India @ 70! Happy Independance Day
Happy Independance Day to all my blog readers. Today we are celebrating 70 years of India’s Independance. I have been inactive with this blog due to some personal reasons, hoping to keep this blog active and interactive as much as I can.
On this day, today as we celebrate I-Day all over India, I have one question pondering my mind for sometime now. Are we morally rich? Are we materially rich? After 70 years, did we get matured enough to grow and develop to face the other developed nations of the world.
Our 70 years of Independence have been, mainly, an era of lost opportunities and lost morality. The first four decades after Independence saw an inward-looking search for socialist self-sufficiency that failed miserably.
India became an economic laggard, overtaken speedily by economically liberal countries like Singapore, Korea and Thailand. Indians sneered that these fast-growing counties were western puppets that would soon come to a sorry end. Instead, these supposed puppets quickly became ten times richer than India.
Our poverty ratio remained stagnant till 1977 while the population almost doubled. So, the absolute number of poor almost doubled after the British left. Anybody who predicted this in 1947 would have been called a traitor. That sums up how badly we bungled.

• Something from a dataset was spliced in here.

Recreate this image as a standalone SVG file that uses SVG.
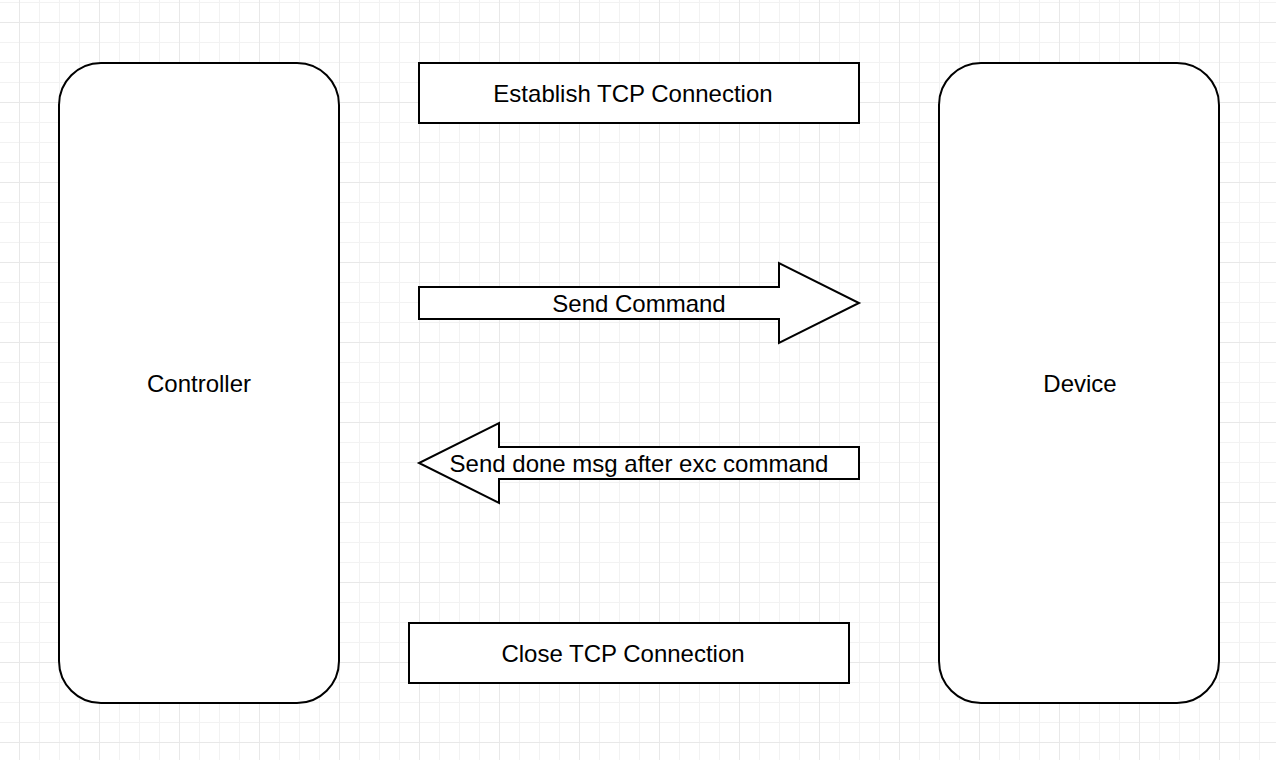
<svg xmlns="http://www.w3.org/2000/svg" width="1276" height="760" viewBox="0 0 1276 760">
  <style>
    .shape { fill: #ffffff; stroke: #000000; stroke-width: 2; }
    .label { font-family: "Liberation Sans", Arial, Helvetica, sans-serif; font-size: 24px; fill: #000000; text-anchor: middle; dominant-baseline: central; }
  </style>
  <defs>
    <pattern id="minor" x="19" y="2" width="20" height="20" patternUnits="userSpaceOnUse">
      <path d="M0.5 0 V20 M0 0.5 H20" stroke="#f2f2f2" stroke-width="1" fill="none"/>
    </pattern>
    <pattern id="major" x="19" y="22" width="80" height="80" patternUnits="userSpaceOnUse">
      <path d="M0.5 0 V80 M0 0.5 H80" stroke="#e8e8e8" stroke-width="1" fill="none"/>
    </pattern>
  </defs>
  <rect width="1276" height="760" fill="#ffffff"/>
  <rect width="1276" height="760" fill="url(#minor)"/>
  <rect width="1276" height="760" fill="url(#major)"/>

  <g id="controller">
    <rect class="shape" x="59" y="63" width="280" height="640" rx="42" ry="42"/>
    <text class="label" x="199" y="383">Controller</text>
  </g>
  <g id="device">
    <rect class="shape" x="939" y="63" width="280" height="640" rx="42" ry="42"/>
    <text class="label" x="1080" y="383">Device</text>
  </g>
  <g id="establish">
    <rect class="shape" x="419" y="63" width="440" height="60"/>
    <text class="label" x="633" y="93">Establish TCP Connection</text>
  </g>
  <g id="close">
    <rect class="shape" x="409" y="623" width="440" height="60"/>
    <text class="label" x="623" y="653">Close TCP Connection</text>
  </g>
  <g id="connectors">
    <g id="send-command">
      <path class="shape" d="M419 287 H779 V263 L859 303 L779 343 V319 H419 Z"/>
      <text class="label" x="639" y="303">Send Command</text>
    </g>
    <g id="send-done">
      <path class="shape" d="M859 447 H499 V423 L419 463 L499 503 V479 H859 Z"/>
      <text class="label" x="639" y="463">Send done msg after exc command</text>
    </g>
  </g>
</svg>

Fortunately, India started on a new, liberal path in 1991, and after a decade reaped large dividends. Today India is the fastest growing major economy in the world. It has proved that even a messy democracy can become a miracle economy. It lifted 138 million people above the poverty line between 2004 and 2011.
And yet our success has a hollow ring. If asked what they are most ashamed of in the last 70 years, people will point to the political class. At Independence, we were proud of our politicians. They had, after decades of suffering and imprisonment, ended colonial rule, using not armed force but non-violence and moral force. In 1947, we felt materially poor but morally rich, and held our heads high. Today we feel materially much richer but morally bankrupt.
Like business houses, most political parties remain in the hands of their original promoters. This is one reason why, despite our boast of democracy, 70 per cent of Indians in a World Values Survey were for “a strong leader who doesn’t have to answer to Parliament”.
Justice remains outrageously slow, and cries out for reform. Without quick justice, law-breakers gain an advantage over law-abiders in every field, from politics to business to the professions. Lawbreakers have become law-makers: the number of elected members of parliament facing criminal charges has risen from 158 in 2009 to 186 in 2014.
One chief minister (Lalu Yadav) and a quasi-chief minister (Sasikala) have been jailed for corruption. This points to the India we need by the 100th anniversary of Independence. It should be one where Indians feel not just materially but morally rich.
There are still many hollow areas which needs to be addressed by the Government which can make India and Indian morally rich in all terms, when compared to the other developed nations.